The listing below should be written out exactly; please include all of it.
※
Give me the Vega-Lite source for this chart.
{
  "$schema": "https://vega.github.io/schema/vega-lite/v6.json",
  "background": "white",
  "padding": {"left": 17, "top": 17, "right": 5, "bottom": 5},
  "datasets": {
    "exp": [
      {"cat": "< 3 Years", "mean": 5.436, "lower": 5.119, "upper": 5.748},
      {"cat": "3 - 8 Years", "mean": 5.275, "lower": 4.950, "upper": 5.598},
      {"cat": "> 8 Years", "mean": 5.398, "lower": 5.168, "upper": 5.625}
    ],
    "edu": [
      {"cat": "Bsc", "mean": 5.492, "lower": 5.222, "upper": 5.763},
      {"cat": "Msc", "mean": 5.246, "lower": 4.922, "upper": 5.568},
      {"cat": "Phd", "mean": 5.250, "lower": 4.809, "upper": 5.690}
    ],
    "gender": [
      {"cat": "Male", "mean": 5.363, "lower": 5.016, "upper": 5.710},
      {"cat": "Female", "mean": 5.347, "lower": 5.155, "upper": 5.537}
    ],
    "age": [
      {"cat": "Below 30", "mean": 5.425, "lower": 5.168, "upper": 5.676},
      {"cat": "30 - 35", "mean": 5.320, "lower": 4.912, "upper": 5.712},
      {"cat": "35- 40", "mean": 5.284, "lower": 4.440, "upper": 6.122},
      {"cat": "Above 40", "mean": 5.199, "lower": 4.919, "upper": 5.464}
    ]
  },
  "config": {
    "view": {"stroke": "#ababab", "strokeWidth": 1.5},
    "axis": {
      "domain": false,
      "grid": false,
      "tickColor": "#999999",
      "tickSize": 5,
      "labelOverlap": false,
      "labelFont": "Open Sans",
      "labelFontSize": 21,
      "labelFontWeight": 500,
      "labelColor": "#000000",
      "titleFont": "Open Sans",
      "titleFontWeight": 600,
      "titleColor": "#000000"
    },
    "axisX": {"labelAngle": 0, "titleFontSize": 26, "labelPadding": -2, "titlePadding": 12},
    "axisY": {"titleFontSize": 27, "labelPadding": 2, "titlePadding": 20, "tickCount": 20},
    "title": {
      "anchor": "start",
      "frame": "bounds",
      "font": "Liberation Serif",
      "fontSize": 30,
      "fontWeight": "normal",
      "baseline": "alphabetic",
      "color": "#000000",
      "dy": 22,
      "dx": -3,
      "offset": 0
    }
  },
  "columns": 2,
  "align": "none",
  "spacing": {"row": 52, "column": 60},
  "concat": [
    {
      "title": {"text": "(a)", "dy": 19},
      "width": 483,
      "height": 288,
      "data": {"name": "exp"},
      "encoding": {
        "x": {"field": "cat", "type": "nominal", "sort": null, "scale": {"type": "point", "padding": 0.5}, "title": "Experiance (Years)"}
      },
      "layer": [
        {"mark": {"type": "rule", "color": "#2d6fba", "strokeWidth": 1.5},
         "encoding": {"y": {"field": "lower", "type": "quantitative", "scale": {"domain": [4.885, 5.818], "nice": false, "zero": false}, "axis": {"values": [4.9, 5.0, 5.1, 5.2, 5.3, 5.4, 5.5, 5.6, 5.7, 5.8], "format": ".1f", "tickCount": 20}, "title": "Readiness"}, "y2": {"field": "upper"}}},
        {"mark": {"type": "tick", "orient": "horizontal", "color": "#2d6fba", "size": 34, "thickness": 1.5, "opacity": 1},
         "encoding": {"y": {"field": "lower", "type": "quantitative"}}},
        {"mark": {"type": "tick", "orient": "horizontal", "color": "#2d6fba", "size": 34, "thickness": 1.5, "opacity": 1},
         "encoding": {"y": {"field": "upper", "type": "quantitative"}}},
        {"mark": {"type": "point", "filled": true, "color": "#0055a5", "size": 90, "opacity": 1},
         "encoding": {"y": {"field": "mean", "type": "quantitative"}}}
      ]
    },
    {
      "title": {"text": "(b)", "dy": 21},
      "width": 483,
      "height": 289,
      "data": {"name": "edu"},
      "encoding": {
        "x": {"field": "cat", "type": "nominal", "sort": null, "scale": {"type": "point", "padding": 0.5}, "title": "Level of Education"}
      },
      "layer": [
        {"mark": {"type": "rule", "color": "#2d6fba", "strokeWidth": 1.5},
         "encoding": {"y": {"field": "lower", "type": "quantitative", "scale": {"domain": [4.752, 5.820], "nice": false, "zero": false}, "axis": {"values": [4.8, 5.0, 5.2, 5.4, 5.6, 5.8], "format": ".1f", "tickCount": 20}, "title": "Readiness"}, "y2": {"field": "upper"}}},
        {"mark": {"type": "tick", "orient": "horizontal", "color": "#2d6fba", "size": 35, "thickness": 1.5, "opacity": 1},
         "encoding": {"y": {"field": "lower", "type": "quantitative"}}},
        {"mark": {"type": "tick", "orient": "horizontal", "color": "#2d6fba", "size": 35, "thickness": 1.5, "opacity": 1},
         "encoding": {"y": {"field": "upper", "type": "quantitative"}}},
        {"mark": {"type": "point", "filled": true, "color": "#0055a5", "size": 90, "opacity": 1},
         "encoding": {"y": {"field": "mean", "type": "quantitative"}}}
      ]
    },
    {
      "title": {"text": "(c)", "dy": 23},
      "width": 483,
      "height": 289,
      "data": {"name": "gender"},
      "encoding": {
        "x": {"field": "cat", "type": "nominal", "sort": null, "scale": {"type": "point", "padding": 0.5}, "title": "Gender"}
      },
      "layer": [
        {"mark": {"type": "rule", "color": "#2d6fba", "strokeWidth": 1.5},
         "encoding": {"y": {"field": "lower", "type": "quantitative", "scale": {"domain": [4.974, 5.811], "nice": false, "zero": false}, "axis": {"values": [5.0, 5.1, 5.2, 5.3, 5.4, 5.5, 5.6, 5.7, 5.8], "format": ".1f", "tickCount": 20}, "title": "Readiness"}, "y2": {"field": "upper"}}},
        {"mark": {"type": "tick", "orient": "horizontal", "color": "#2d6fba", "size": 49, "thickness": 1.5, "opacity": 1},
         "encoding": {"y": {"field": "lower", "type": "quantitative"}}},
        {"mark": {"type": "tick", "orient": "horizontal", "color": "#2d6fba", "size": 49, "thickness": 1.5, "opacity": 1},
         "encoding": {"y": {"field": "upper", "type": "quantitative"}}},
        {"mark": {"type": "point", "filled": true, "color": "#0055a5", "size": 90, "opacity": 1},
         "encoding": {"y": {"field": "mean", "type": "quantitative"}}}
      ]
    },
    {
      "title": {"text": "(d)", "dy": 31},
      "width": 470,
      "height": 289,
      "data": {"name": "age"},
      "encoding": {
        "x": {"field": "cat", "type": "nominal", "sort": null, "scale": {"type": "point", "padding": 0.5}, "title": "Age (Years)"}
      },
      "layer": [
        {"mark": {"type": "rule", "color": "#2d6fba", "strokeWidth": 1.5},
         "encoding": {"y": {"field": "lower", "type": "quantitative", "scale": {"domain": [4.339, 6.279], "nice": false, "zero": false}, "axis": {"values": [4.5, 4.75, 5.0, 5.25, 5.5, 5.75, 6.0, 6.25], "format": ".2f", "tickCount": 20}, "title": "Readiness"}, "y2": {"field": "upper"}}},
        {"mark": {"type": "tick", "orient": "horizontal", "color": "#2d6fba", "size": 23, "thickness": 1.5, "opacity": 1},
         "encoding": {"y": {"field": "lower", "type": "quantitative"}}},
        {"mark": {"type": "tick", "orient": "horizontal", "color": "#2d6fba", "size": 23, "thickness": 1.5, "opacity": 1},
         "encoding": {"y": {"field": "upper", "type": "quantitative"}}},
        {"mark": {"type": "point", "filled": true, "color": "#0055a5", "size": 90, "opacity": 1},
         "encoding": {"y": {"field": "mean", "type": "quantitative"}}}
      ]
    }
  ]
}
※
**Response to this task**.
Give me the Vega-Lite source for this chart.
{
  "$schema": "https://vega.github.io/schema/vega-lite/v6.json",
  "background": "white",
  "padding": {"left": 17, "top": 17, "right": 5, "bottom": 5},
  "datasets": {
    "exp": [
      {"cat": "< 3 Years", "mean": 5.436, "lower": 5.119, "upper": 5.748},
      {"cat": "3 - 8 Years", "mean": 5.275, "lower": 4.950, "upper": 5.598},
      {"cat": "> 8 Years", "mean": 5.398, "lower": 5.168, "upper": 5.625}
    ],
    "edu": [
      {"cat": "Bsc", "mean": 5.492, "lower": 5.222, "upper": 5.763},
      {"cat": "Msc", "mean": 5.246, "lower": 4.922, "upper": 5.568},
      {"cat": "Phd", "mean": 5.250, "lower": 4.809, "upper": 5.690}
    ],
    "gender": [
      {"cat": "Male", "mean": 5.363, "lower": 5.016, "upper": 5.710},
      {"cat": "Female", "mean": 5.347, "lower": 5.155, "upper": 5.537}
    ],
    "age": [
      {"cat": "Below 30", "mean": 5.425, "lower": 5.168, "upper": 5.676},
      {"cat": "30 - 35", "mean": 5.320, "lower": 4.912, "upper": 5.712},
      {"cat": "35- 40", "mean": 5.284, "lower": 4.440, "upper": 6.122},
      {"cat": "Above 40", "mean": 5.199, "lower": 4.919, "upper": 5.464}
    ]
  },
  "config": {
    "view": {"stroke": "#ababab", "strokeWidth": 1.5},
    "axis": {
      "domain": false,
      "grid": false,
      "tickColor": "#999999",
      "tickSize": 5,
      "labelOverlap": false,
      "labelFont": "Open Sans",
      "labelFontSize": 21,
      "labelFontWeight": 500,
      "labelColor": "#000000",
      "titleFont": "Open Sans",
      "titleFontWeight": 600,
      "titleColor": "#000000"
    },
    "axisX": {"labelAngle": 0, "titleFontSize": 26, "labelPadding": -2, "titlePadding": 12},
    "axisY": {"titleFontSize": 27, "labelPadding": 2, "titlePadding": 20, "tickCount": 20},
    "title": {
      "anchor": "start",
      "frame": "bounds",
      "font": "Liberation Serif",
      "fontSize": 30,
      "fontWeight": "normal",
      "baseline": "alphabetic",
      "color": "#000000",
      "dy": 22,
      "dx": -3,
      "offset": 0
    }
  },
  "columns": 2,
  "align": "none",
  "spacing": {"row": 52, "column": 60},
  "concat": [
    {
      "title": {"text": "(a)", "dy": 19},
      "width": 483,
      "height": 288,
      "data": {"name": "exp"},
      "encoding": {
        "x": {"field": "cat", "type": "nominal", "sort": null, "scale": {"type": "point", "padding": 0.5}, "title": "Experiance (Years)"}
      },
      "layer": [
        {"mark": {"type": "rule", "color": "#2d6fba", "strokeWidth": 1.5},
         "encoding": {"y": {"field": "lower", "type": "quantitative", "scale": {"domain": [4.885, 5.818], "nice": false, "zero": false}, "axis": {"values": [4.9, 5.0, 5.1, 5.2, 5.3, 5.4, 5.5, 5.6, 5.7, 5.8], "format": ".1f", "tickCount": 20}, "title": "Readiness"}, "y2": {"field": "upper"}}},
        {"mark": {"type": "tick", "orient": "horizontal", "color": "#2d6fba", "size": 34, "thickness": 1.5, "opacity": 1},
         "encoding": {"y": {"field": "lower", "type": "quantitative"}}},
        {"mark": {"type": "tick", "orient": "horizontal", "color": "#2d6fba", "size": 34, "thickness": 1.5, "opacity": 1},
         "encoding": {"y": {"field": "upper", "type": "quantitative"}}},
        {"mark": {"type": "point", "filled": true, "color": "#0055a5", "size": 90, "opacity": 1},
         "encoding": {"y": {"field": "mean", "type": "quantitative"}}}
      ]
    },
    {
      "title": {"text": "(b)", "dy": 21},
      "width": 483,
      "height": 289,
      "data": {"name": "edu"},
      "encoding": {
        "x": {"field": "cat", "type": "nominal", "sort": null, "scale": {"type": "point", "padding": 0.5}, "title": "Level of Education"}
      },
      "layer": [
        {"mark": {"type": "rule", "color": "#2d6fba", "strokeWidth": 1.5},
         "encoding": {"y": {"field": "lower", "type": "quantitative", "scale": {"domain": [4.752, 5.820], "nice": false, "zero": false}, "axis": {"values": [4.8, 5.0, 5.2, 5.4, 5.6, 5.8], "format": ".1f", "tickCount": 20}, "title": "Readiness"}, "y2": {"field": "upper"}}},
        {"mark": {"type": "tick", "orient": "horizontal", "color": "#2d6fba", "size": 35, "thickness": 1.5, "opacity": 1},
         "encoding": {"y": {"field": "lower", "type": "quantitative"}}},
        {"mark": {"type": "tick", "orient": "horizontal", "color": "#2d6fba", "size": 35, "thickness": 1.5, "opacity": 1},
         "encoding": {"y": {"field": "upper", "type": "quantitative"}}},
        {"mark": {"type": "point", "filled": true, "color": "#0055a5", "size": 90, "opacity": 1},
         "encoding": {"y": {"field": "mean", "type": "quantitative"}}}
      ]
    },
    {
      "title": {"text": "(c)", "dy": 23},
      "width": 483,
      "height": 289,
      "data": {"name": "gender"},
      "encoding": {
        "x": {"field": "cat", "type": "nominal", "sort": null, "scale": {"type": "point", "padding": 0.5}, "title": "Gender"}
      },
      "layer": [
        {"mark": {"type": "rule", "color": "#2d6fba", "strokeWidth": 1.5},
         "encoding": {"y": {"field": "lower", "type": "quantitative", "scale": {"domain": [4.974, 5.811], "nice": false, "zero": false}, "axis": {"values": [5.0, 5.1, 5.2, 5.3, 5.4, 5.5, 5.6, 5.7, 5.8], "format": ".1f", "tickCount": 20}, "title": "Readiness"}, "y2": {"field": "upper"}}},
        {"mark": {"type": "tick", "orient": "horizontal", "color": "#2d6fba", "size": 49, "thickness": 1.5, "opacity": 1},
         "encoding": {"y": {"field": "lower", "type": "quantitative"}}},
        {"mark": {"type": "tick", "orient": "horizontal", "color": "#2d6fba", "size": 49, "thickness": 1.5, "opacity": 1},
         "encoding": {"y": {"field": "upper", "type": "quantitative"}}},
        {"mark": {"type": "point", "filled": true, "color": "#0055a5", "size": 90, "opacity": 1},
         "encoding": {"y": {"field": "mean", "type": "quantitative"}}}
      ]
    },
    {
      "title": {"text": "(d)", "dy": 31},
      "width": 470,
      "height": 289,
      "data": {"name": "age"},
      "encoding": {
        "x": {"field": "cat", "type": "nominal", "sort": null, "scale": {"type": "point", "padding": 0.5}, "title": "Age (Years)"}
      },
      "layer": [
        {"mark": {"type": "rule", "color": "#2d6fba", "strokeWidth": 1.5},
         "encoding": {"y": {"field": "lower", "type": "quantitative", "scale": {"domain": [4.339, 6.279], "nice": false, "zero": false}, "axis": {"values": [4.5, 4.75, 5.0, 5.25, 5.5, 5.75, 6.0, 6.25], "format": ".2f", "tickCount": 20}, "title": "Readiness"}, "y2": {"field": "upper"}}},
        {"mark": {"type": "tick", "orient": "horizontal", "color": "#2d6fba", "size": 23, "thickness": 1.5, "opacity": 1},
         "encoding": {"y": {"field": "lower", "type": "quantitative"}}},
        {"mark": {"type": "tick", "orient": "horizontal", "color": "#2d6fba", "size": 23, "thickness": 1.5, "opacity": 1},
         "encoding": {"y": {"field": "upper", "type": "quantitative"}}},
        {"mark": {"type": "point", "filled": true, "color": "#0055a5", "size": 90, "opacity": 1},
         "encoding": {"y": {"field": "mean", "type": "quantitative"}}}
      ]
    }
  ]
}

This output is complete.